▸ **Dataset extract**:
# # # #

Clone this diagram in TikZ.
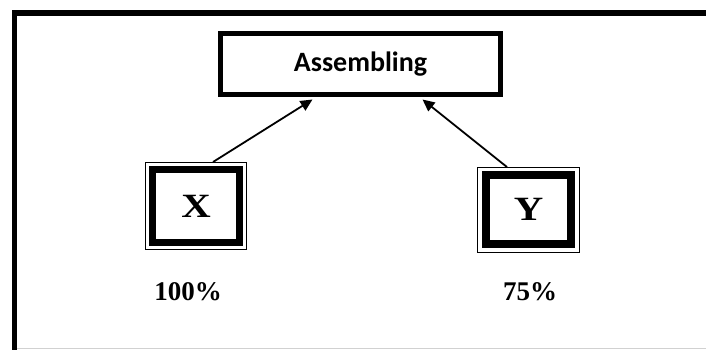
\documentclass[tikz,border=0pt]{standalone}
\usepackage{fontspec}
\setmainfont{Liberation Serif}
\newfontfamily\asmfont{Carlito}
\newfontfamily\boxfont[FakeStretch=1.2]{Liberation Serif}
\usetikzlibrary{arrows.meta}
\tikzset{
  asmbox/.style={draw, line width=5pt, inner sep=0pt, font=\asmfont\bfseries\fontsize{28}{32}\selectfont},
  thinbox/.style={draw, line width=1pt, inner sep=0pt},
  thickbox/.style={draw, inner sep=0pt, font=\boxfont\bfseries\fontsize{34}{38}\selectfont},
  pct/.style={inner sep=0pt, font=\bfseries\fontsize{27}{30}\selectfont},
  conn/.style={line width=1.8pt, -{Triangle[length=12pt,width=11pt]}},
}
\begin{document}
\begin{tikzpicture}[x=1pt,y=-1pt]
\clip (0,0) rectangle (706,349);
\fill[white] (0,0) rectangle (706,349);
% frame
\draw[line width=5.5pt] (14.5,360) -- (14.5,13) -- (720,13);
\draw[black!18, line width=1pt] (17,348.2) -- (720,348.2);
% assembling
\node[asmbox, minimum width=280pt, minimum height=61pt] (A) at (360.5,64) {Assembling};
% X
\node[thinbox, minimum width=101.5pt, minimum height=87pt] (Xo) at (196,206) {};
\node[thickbox, line width=7pt, minimum width=87pt, minimum height=73pt] (X) at (Xo) {X};
% Y
\node[thinbox, minimum width=102pt, minimum height=84.5pt] (Yo) at (528.5,209.8) {};
\node[thickbox, line width=8pt, minimum width=85pt, minimum height=69pt] (Y) at (Yo) {Y};
% labels
\node[pct] (p100) at (188,292) {100\%};
\node[pct] (p75) at (530,292) {75\%};
% connectors
\coordinate (a1) at ([xshift=-48pt]A.south);
\coordinate (a2) at ([xshift=62pt]A.south);
\draw[conn] ([xshift=17pt]Xo.north) -- ([yshift=-2.5pt]a1);
\draw[conn] ([xshift=-21.5pt]Yo.north) -- ([yshift=-2.5pt]a2);
\end{tikzpicture}
\end{document}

# # # #

▸ **Problem to solve**: Transcribe all of the material exactly, leaving out whatever pictures it contains.

▸ **Finished exercise**:
Clone this diagram in TikZ.
\documentclass[tikz,border=0pt]{standalone}
\usepackage{fontspec}
\setmainfont{Liberation Serif}
\newfontfamily\asmfont{Carlito}
\newfontfamily\boxfont[FakeStretch=1.2]{Liberation Serif}
\usetikzlibrary{arrows.meta}
\tikzset{
  asmbox/.style={draw, line width=5pt, inner sep=0pt, font=\asmfont\bfseries\fontsize{28}{32}\selectfont},
  thinbox/.style={draw, line width=1pt, inner sep=0pt},
  thickbox/.style={draw, inner sep=0pt, font=\boxfont\bfseries\fontsize{34}{38}\selectfont},
  pct/.style={inner sep=0pt, font=\bfseries\fontsize{27}{30}\selectfont},
  conn/.style={line width=1.8pt, -{Triangle[length=12pt,width=11pt]}},
}
\begin{document}
\begin{tikzpicture}[x=1pt,y=-1pt]
\clip (0,0) rectangle (706,349);
\fill[white] (0,0) rectangle (706,349);
% frame
\draw[line width=5.5pt] (14.5,360) -- (14.5,13) -- (720,13);
\draw[black!18, line width=1pt] (17,348.2) -- (720,348.2);
% assembling
\node[asmbox, minimum width=280pt, minimum height=61pt] (A) at (360.5,64) {Assembling};
% X
\node[thinbox, minimum width=101.5pt, minimum height=87pt] (Xo) at (196,206) {};
\node[thickbox, line width=7pt, minimum width=87pt, minimum height=73pt] (X) at (Xo) {X};
% Y
\node[thinbox, minimum width=102pt, minimum height=84.5pt] (Yo) at (528.5,209.8) {};
\node[thickbox, line width=8pt, minimum width=85pt, minimum height=69pt] (Y) at (Yo) {Y};
% labels
\node[pct] (p100) at (188,292) {100\%};
\node[pct] (p75) at (530,292) {75\%};
% connectors
\coordinate (a1) at ([xshift=-48pt]A.south);
\coordinate (a2) at ([xshift=62pt]A.south);
\draw[conn] ([xshift=17pt]Xo.north) -- ([yshift=-2.5pt]a1);
\draw[conn] ([xshift=-21.5pt]Yo.north) -- ([yshift=-2.5pt]a2);
\end{tikzpicture}
\end{document}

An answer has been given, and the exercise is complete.